T+0 settlement cycle: Dalal Street ahead of Wall Street, a precursor to instant settlement

Last month, after a long debate we witnessed the part implementation of T+0 settlement cycle for trading in the securities markets. Timely and quicker settlement is a sign of an efficient market as it reduces the risk of any wrongdoing.

Of late, a question being asked is whether the Dalal Steet is moving ahead of the in terms of market infrastructure and whether the move is too fast. Some of the recent changes and proposed changes in our capital markets include movement towards T+1, now T+0, and secondary market ASBA. Such questions make me recall my first visit to the Wall Street late 1990s.
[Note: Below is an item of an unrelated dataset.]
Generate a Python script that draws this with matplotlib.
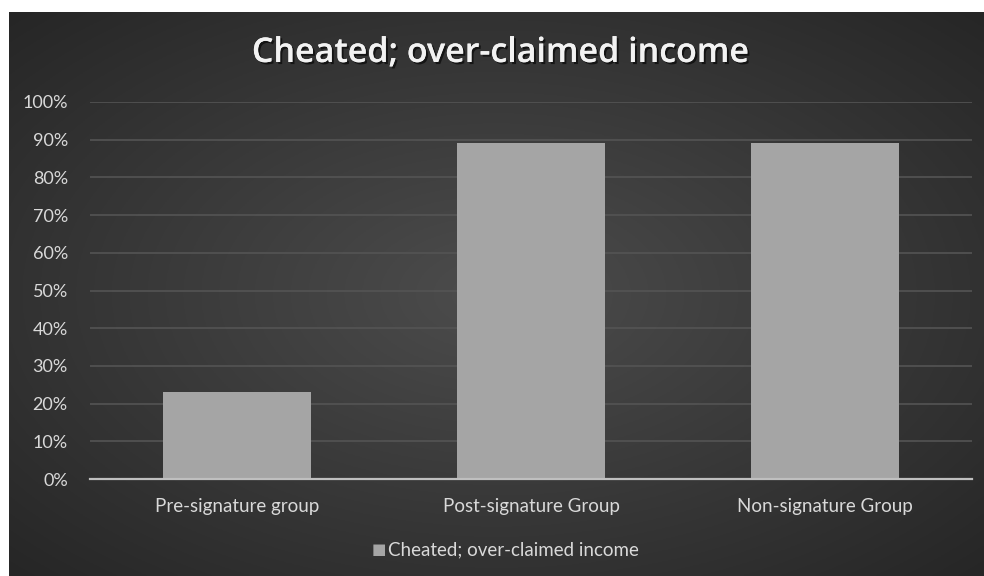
import numpy as np
import matplotlib
matplotlib.use("Agg")
import matplotlib.pyplot as plt
from matplotlib.ticker import PercentFormatter
import matplotlib.patheffects as pe

categories = ["Pre-signature group", "Post-signature Group", "Non-signature Group"]
values = [0.23, 0.89, 0.89]
series_name = "Cheated; over-claimed income"
title = "Cheated; over-claimed income"
yticks = [0, .1, .2, .3, .4, .5, .6, .7, .8, .9, 1.0]

W, H = 984, 576
fig = plt.figure(figsize=(W / 100, H / 100), dpi=100)
fig.patch.set_facecolor("white")

plt.rcParams['font.family'] = ['Lato', 'DejaVu Sans']

# background panel with radial gradient
bg = fig.add_axes([9 / W, 0, 1 - 9 / W, 1 - 12 / H])
bg.set_axis_off()
yy, xx = np.mgrid[0:1:300j, 0:1:500j]
r = np.sqrt(((xx - 0.5) / 0.75) ** 2 + ((yy - 0.5) / 0.75) ** 2)
shade = 0.30 - 0.16 * np.clip(r, 0, 1)
bg.imshow(np.dstack([shade] * 3), extent=[0, 1, 0, 1], aspect="auto", origin="lower")
bg.set_xlim(0, 1)
bg.set_ylim(0, 1)

# main axes
left, right = 90, 972
top, bottom = 102, 479
ax = fig.add_axes([left / W, 1 - bottom / H, (right - left) / W, (bottom - top) / H])
ax.patch.set_alpha(0)
x = np.arange(len(categories))
ax.bar(x, values, width=0.503, color="#a5a5a5", zorder=3)
ax.set_xlim(-0.5, len(categories) - 0.5)
ax.set_ylim(0, 1.0)
ax.set_yticks(yticks)
ax.yaxis.set_major_formatter(PercentFormatter(1.0, decimals=0))
ax.grid(axis="y", color="#545454", linewidth=1.2, zorder=0)
for s in ["top", "right", "left"]:
    ax.spines[s].set_visible(False)
ax.spines["bottom"].set_color("#bfbfbf")
ax.spines["bottom"].set_linewidth(1.6)
ax.spines["bottom"].set_zorder(4)
ax.tick_params(axis="both", length=0, colors="#d9d9d9", labelsize=13)
ax.tick_params(axis="y", pad=16)
ax.tick_params(axis="x", pad=14, labelsize=13.5)
ax.set_xticks(x)
ax.set_xticklabels(categories)

# title
fig.text(500 / W, 1 - 53 / H, title, ha="center", va="center", fontsize=24.5,
         fontweight="semibold", color="#f2f2f2", family=["Open Sans", "DejaVu Sans"],
         path_effects=[pe.withSimplePatchShadow(offset=(1.5, -1.5), shadow_rgbFace="black", alpha=0.6), pe.Normal()])

# legend
fig.text(372 / W, 1 - 550 / H, "■", ha="left", va="center", fontsize=11, color="#a5a5a5",
         family=["DejaVu Sans"])
fig.text(388 / W, 1 - 550 / H, series_name, ha="left", va="center", fontsize=13.5, color="#d9d9d9")

fig.savefig("out.png", dpi=100, facecolor=fig.get_facecolor())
I vividly recollect that the Wall Street at that time was still following dual trading system, a combination of online and floor trading. It was quite a disappointment to see the globally famous money capital of America lagging our own which had already moved completely online. The point is, it’s not a new phenomenon that the Dalal Street is ahead of the Wall Street.

Some of the new initiatives like ASBA in the secondary market are indeed unique and fully leverage the digital platforms like UPI built by the government over the past decade. ASBA is rolled out for the equity cash segment as an option and later may include other segments. This facility is based on the blocking of funds for trading in the secondary market through UPI. The new process will allow blocked funds to remain in the client’s account and eliminate the need of upfront transfer to the broker. The blocked funds will leave investors accounts only on the instructions of the clearing corporation after completion of the trade. The idea behind this initiative is to reduce the excess float going to broker’s accounts. Its more efficient to leave the balance in the customer’s account which also safeguards investor’s fund from operational risk at the broker’s end. Funds blocked from the savings account can earn interest for the investors. Blocking of lump sum accounts will also be possible, where funds can be debited multiple times for settlement obligations across days. In my view this is a more secure and transparent system.

Last month, after a long debate we witnessed the part implementation of T+0 settlement cycle for trading in the securities markets. Timely and quicker settlement is a sign of an efficient market as it reduces the risk of any wrongdoing. In the past, our securities markets have faced challenges because of faulty settlement systems. One is often reminded of the 1992 crisis which had its origin in the flaws of our settlement system then. Understanding the need for a faster and secure settlement cycle, the regulators over the years have worked towards the evolution of the settlement cycle over decades. Post the implementation of online trading and securities in demat form, the settlement period reduced to T+7. In 2001 it became T+5, and then T+3 in 2002 and further reduced to T+2 in 2003. We finally implemented a full T+1 settlement cycle in entirety only at the beginning of the last year.

Post the implementation of the T+1, we haven’t faced any major challenges. Further, T+0 is being implemented gradually to avoid any systemic risk. The Transition from T+1 settlement cycle to T+0 may seem rapid, but our successful implementation of T+1 since 2023 showcases the robustness of our market infrastructure. So now, with a part movement towards a T+0 settlement, instead of questioning whether we are going too fast, we must appreciate that we are keeping up with the technology evolution which is enabling us to move ahead with greater speed. Therefore, I think this is a right move for the market in the long run. Like always, we are setting a global benchmark in markets infrastructure and am sure Wall Street will also move to T+0 settlement cycle soon.

In fact, I view the implementation of T+0 settlement cycle as a precursor to process. Since our banking system facilitates real time fund transfers and the depository system has access to client holdings, by enabling instant debit and credit of securities it will be possible to implement instant settlement system. Ten years back who would have imagined of UPI as a payment method and of its massive success as one of world’s largest real-time payment system that processes >10 billion transactions monthly. This has happened without any glitches/ defaults. I am confident that the robustness of the Indian equity market infrastructure will similarly be able to facilitate an instant settlement system someday very soon.

A reduced settlement may require tweaking of the workflow for various post trade operations. A faster settlement system would mean that FIIs will have to bring in larger sums of money in advance, exposing them to the currency risks and higher currency conversation cost. These will require thinking and recalibrating but are certainly not unsurmountable tasks.

In conclusion, post the implementation of T+0 settlement cycle, we must set our eyes on an instant settlement process which will again be first in the world. With this the Dalal Streel will certainly stay ahead of the Wall Street in terms of market infrastructure.